CASIA OpenIR  > 毕业生  > 博士学位论文
片内多核共享存储体系结构研究与设计
孟洪宇
Subtype博士
Thesis Advisor王东琳
2019-05
Degree Grantor中国科学院自动化研究所
Place of Conferral中国科学院自动化研究所
Degree Discipline计算机应用技术
Keyword多核共享存储 互联协议 互联结构 任务调度 设计探索
Abstract

随着半导体技术的进步与集成电路的飞速发展,处理器作为集成电路领域的重要分支其性能随之得到了巨大的提升。然而随着信息处理的爆炸式增长,人们对于处理器性能的需求也越来越高、越来越多样化,传统的单核处理器面临着巨大挑战。计算与存储之间的性能差、指令级并行机制设计困难以及功耗高等诸多问题制约了传统处理器的发展与应用。多核结构作为一种有效解决“频率墙”与“功耗墙”的设计方案,被逐渐应用到现代处理器设计中。但随着片内集成的资源越来越多,体系结构的设计规模以及片上多核结构的设计难度也逐渐增加,“带宽墙”问题逐渐暴露出来。作为目前多核处理器设计核心的存储体系结构,其设计方案决定了处理核与芯片系统的整体性能。

目前存储系统设计主要存在以下两个难点:一是如何设计高性能的存储系统,从而可以加速数据供给、提高数据并行传输,使其可以满足处理单元的“供数需求”,保证处理单元运行在高峰值性能利用率下;二是如何设计高效的存储系统,使其可以通过合理的调度使用将存储系统的吞吐性能与缓冲功能充分发挥出来,保证存储系统在最低硬件开销下就可以满足处理单元对数据的需求。针对上述两个存储系统设计中的难点,考虑到片内互联系统对存储单元吞吐带宽的影响,本文从互联系统设计与共享存储系统设计两个角度开展深入研究。提出的互联协议与互联结构可以保证高性能的存储系统设计,提出的存储设计探索方法可以保证高效的存储系统设计。本文的主要研究内容与贡献归纳如下:

1.针对存储系统中传输并行性与连续性的需求,本文提出了一种面向存储单元的互联协议——AEC协议,使得存储系统的吞吐带宽不受传输协议层面的限制。具体来说,本文提出的AEC协议将写数据与写地址合并到一个传输通道,提出地址信号与数据信号一一对应的交互方式,既保证了传输信号的合理利用,又降低了存储单元协议转换的硬件开销。同时借鉴于AXI协议,本文提出的AEC协议在每个传输通道中引入了互相独立的握手信号,以满足多通道与多端口的并行传输;引入了处理未完成操作继续传输与乱序传输的传输方式,以保证传输的连续性。此外,为了使基于AEC协议的互联总线在设计上可以满足多级互联、多级串联以及多种设计结构的扩展,本文提出的AEC协议对各个通道中ID信号的功能与使用方式进行了合理的定义,并引入了点对点的流式传输方式。硬件设计实验结果表明:基于AEC协议的交叉开关互联总线比AXI交叉开关总线具有更低的硬件开销;在28 nm工艺下,基于AEC交叉开关互联总线的16通道共享存储系统可以达到1.6 Tbps的峰值吞吐带宽。

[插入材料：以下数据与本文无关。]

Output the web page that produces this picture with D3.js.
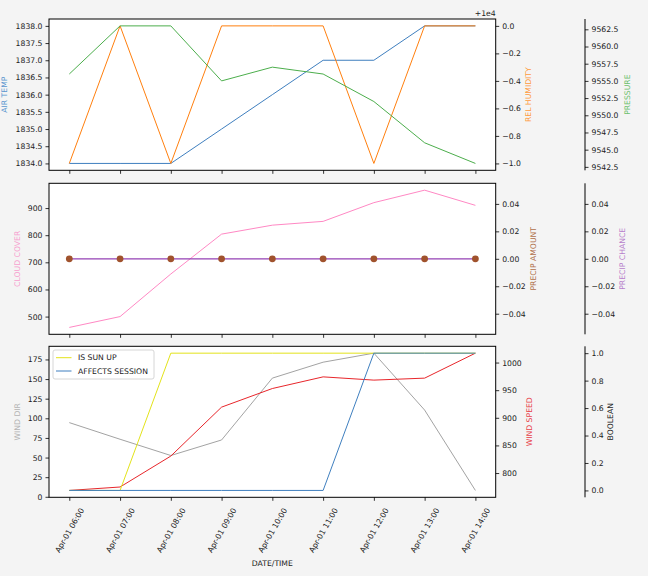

2.针对分布式存储系统中高度并行的传输需求,本文提出了一种面向多通道存储系统的全互连结构——FMN,保证存储系统的并行性可以合理利用。具体来说,本文提出的FMN采用网状互联结构与分布式的节点布局,保证互联系统在物理设计上易于实现;在相邻节点间引入多条传输通道,保证互联结构的最大对分带宽与高度并行传输。根据多通道的定义,对FMN中的节点进行最优化结构设计,保证节点可以达到最低硬件开销。仿真结果表明:FMN互联结构可以获得与交叉开关结构一致的吞吐带宽。硬件设计实验结果表明:在28 nm工艺下,基于64节点FMN的分布式共享存储系统的峰值吞吐带宽可以达到11.2 Tbps。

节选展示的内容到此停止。